The geopolitical dimension is unavoidable. The US government’s desire for Mythos access exists in tension with its punishment of the company that built it. Anthropic’s willingness to provide the model to UK banks and regulators while locked in litigation with the Pentagon creates a situation in which America’s closest ally may have access to a critical national security tool before its own government does. That dynamic gives the White House an incentive to resolve the dispute that transcends the original disagreement over safety guardrails.

What a deal might look like

The outlines of a potential resolution are visible. Anthropic would restore its eligibility for government contracts and provide Mythos access for defensive cybersecurity purposes. The Pentagon would withdraw the supply-chain risk designation. Anthropic would maintain its restrictions on autonomous weapons and mass surveillance applications but potentially agree to a process for reviewing specific military use cases that do not cross those lines. Both sides have reasons to compromise: Anthropic because the blacklisting damages its enterprise credibility, and the administration because it needs the technology.

Whether Amodei and Wiles reach that kind of arrangement on Friday or simply begin the process of getting there is less important than what the meeting represents. The company that built the most capable cybersecurity tool in existence did so as a byproduct of building a general-purpose AI model, then restricted its release on safety grounds, then was punished by the government for maintaining those same safety principles, and is now being courted by that government because the tool is too valuable to ignore.
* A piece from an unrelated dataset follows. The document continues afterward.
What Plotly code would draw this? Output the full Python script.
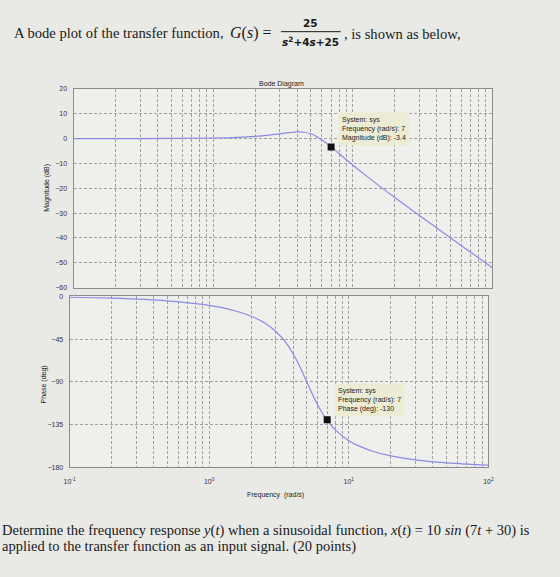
import numpy as np
import plotly.graph_objects as go

# ---- data ----
freq = [0.1, 0.2, 0.5, 1, 1.5, 2, 2.5, 3, 3.5, 4, 4.5, 5, 5.5, 6, 6.5, 7, 8, 10, 12, 15, 20, 30, 50, 70, 100]
mag_db = [0.0, 0.01, 0.06, 0.24, 0.53, 0.93, 1.41, 1.94, 2.41, 2.68, 2.56, 1.94, 0.87, -0.47, -1.93, -3.38,
          -6.10, -10.63, -14.21, -18.44, -23.71, -30.97, -39.94, -45.8, -52.03]
phase_deg = [-0.9, -1.8, -4.6, -9.5, -14.8, -20.9, -28.1, -36.9, -47.7, -60.6, -75.2, -90.0, -103.4, -114.6,
             -123.6, -130.6, -140.6, -151.9, -158.0, -163.3, -168.0, -172.2, -175.4, -176.7, -177.7]
tip_freq = 7
tip_mag = -3.4
tip_phase = -130
mag_ticks = [20, 10, 0, -10, -20, -30, -40, -50, -60]
phase_ticks = [0, -45, -90, -135, -180]
decades = [-1, 0, 1, 2]

line_col = "#8a8ae6"
grid_col = "#a0a0a0"
bg = "#e9e9e6"

# log grid: majors + minors, labels only at decades
xvals, xtext = [], []
for d in decades:
    for k in range(1, 10):
        if d == 2 and k > 1:
            break
        xvals.append(k * 10.0 ** d)
        xtext.append(f"10<sup>{d}</sup>" if k == 1 else "")

fig = go.Figure()
fig.add_trace(go.Scatter(x=freq, y=mag_db, mode="lines", line=dict(color=line_col, width=1.2, shape="spline"),
                         xaxis="x", yaxis="y", showlegend=False, hoverinfo="skip"))
fig.add_trace(go.Scatter(x=freq, y=phase_deg, mode="lines", line=dict(color=line_col, width=1.2, shape="spline"),
                         xaxis="x2", yaxis="y2", showlegend=False, hoverinfo="skip"))
fig.add_trace(go.Scatter(x=[tip_freq], y=[tip_mag], mode="markers",
                         marker=dict(symbol="square", size=7, color="#111"),
                         xaxis="x", yaxis="y", showlegend=False, hoverinfo="skip"))
fig.add_trace(go.Scatter(x=[tip_freq], y=[tip_phase], mode="markers",
                         marker=dict(symbol="square", size=7, color="#111"),
                         xaxis="x2", yaxis="y2", showlegend=False, hoverinfo="skip"))

W, H = 560, 577
def px(x):
    return x / W
def py(y):
    return 1 - y / H

common_x = dict(type="log", range=[-1, 2], tickmode="array", tickvals=xvals,
                showgrid=True, gridcolor=grid_col, griddash="3px,2px", gridwidth=0.8,
                showline=True, linecolor="#8c8c8c", linewidth=1, mirror=True,
                zeroline=False, ticks="", tickfont=dict(family="Liberation Sans", size=7, color="#333"))
common_y = dict(showgrid=True, gridcolor=grid_col, griddash="3px,2px", gridwidth=0.8,
                showline=True, linecolor="#8c8c8c", linewidth=1, mirror=True,
                zeroline=False, ticks="", tickfont=dict(family="Liberation Sans", size=7, color="#333"),
                ticklabelstandoff=4)

fig.update_layout(
    width=W, height=H, margin=dict(l=0, r=0, t=0, b=0),
    paper_bgcolor=bg, plot_bgcolor="#efefec",
    xaxis=dict(common_x, domain=[px(69), px(497)], ticktext=[""] * len(xvals), anchor="y"),
    yaxis=dict(common_y, domain=[py(287), py(86)], range=[-60, 20], tickvals=mag_ticks, anchor="x"),
    xaxis2=dict(common_x, domain=[px(65), px(493)], ticktext=xtext, anchor="y2", ticklabelstandoff=7),
    yaxis2=dict(common_y, domain=[py(469), py(296)], range=[-180, 0], tickvals=phase_ticks, anchor="x2"),
)

ann = []
serif = "Liberation Serif"
def T(x, y, text, size, family=serif, color="#1a1a1a", align="center", **kw):
    d = dict(x=px(x), y=py(y), xref="paper", yref="paper", xanchor="center", yanchor="middle",
             text=text, showarrow=False, align=align,
             font=dict(family=family, size=size, color=color))
    d.update(kw)
    return d

ann.append(T(115, 29, "A bode plot of the transfer function,", 14.6))
ann.append(T(250, 29, "<i>G</i>(<i>s</i>) =", 16))
ann.append(T(311, 19, "<b>25</b>", 10.5, family="DejaVu Sans"))
ann.append(T(311, 38, "<b><i>s</i><sup>2</sup>+4<i>s</i>+25</b>", 10.5, family="DejaVu Sans"))
ann.append(T(405, 30, ", is shown as below,", 14.6))
ann.append(T(282, 81, "Bode Diagram", 7, family="Liberation Sans", color="#222"))
ann.append(T(42, 186, "Magnitude (dB)", 7, family="Liberation Sans", color="#222", textangle=-90))
ann.append(T(39, 385, "Phase (deg)", 7, family="Liberation Sans", color="#222", textangle=-90))
ann.append(T(275, 497, "Frequency  (rad/s)", 7, family="Liberation Sans", color="#222"))
ann.append(T(376, 127, "System: sys<br>Frequency (rad/s): 7<br>Magnitude (dB): -3.4", 7,
             family="Liberation Sans", color="#222", align="left", bgcolor="#ecebd4", borderpad=3))
ann.append(T(371, 401, "System: sys<br>Frequency (rad/s): 7<br>Phase (deg): -130", 7,
             family="Liberation Sans", color="#222", align="left", bgcolor="#ecebd4", borderpad=3))
ann.append(T(266, 533, "Determine the frequency response <i>y</i>(<i>t</i>) when a sinusoidal function, "
                       "<i>x</i>(<i>t</i>) = 10 <i>sin</i> (7<i>t</i> + 30) is", 14.5))
ann.append(T(177, 549, "applied to the transfer function as an input signal. (20 points)", 14.5))
fig.update_layout(annotations=ann)

fig.add_shape(type="line", xref="paper", yref="paper", x0=px(281), x1=px(342), y0=py(28), y1=py(28),
              line=dict(color="#1a1a1a", width=1))

fig.write_html("out.html")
That sequence captures something essential about where AI governance stands in April 2026. The technology is advancing faster than the institutions responsible for managing it can adapt, and the companies that take safety seriously are simultaneously rewarded by the market and penalised by the state. Mythos is the sharpest example yet of a model whose capabilities are so consequential that restricting it and releasing it are both defensible positions, and the argument between them is playing out not in a research paper or a congressional hearing but in the West Wing.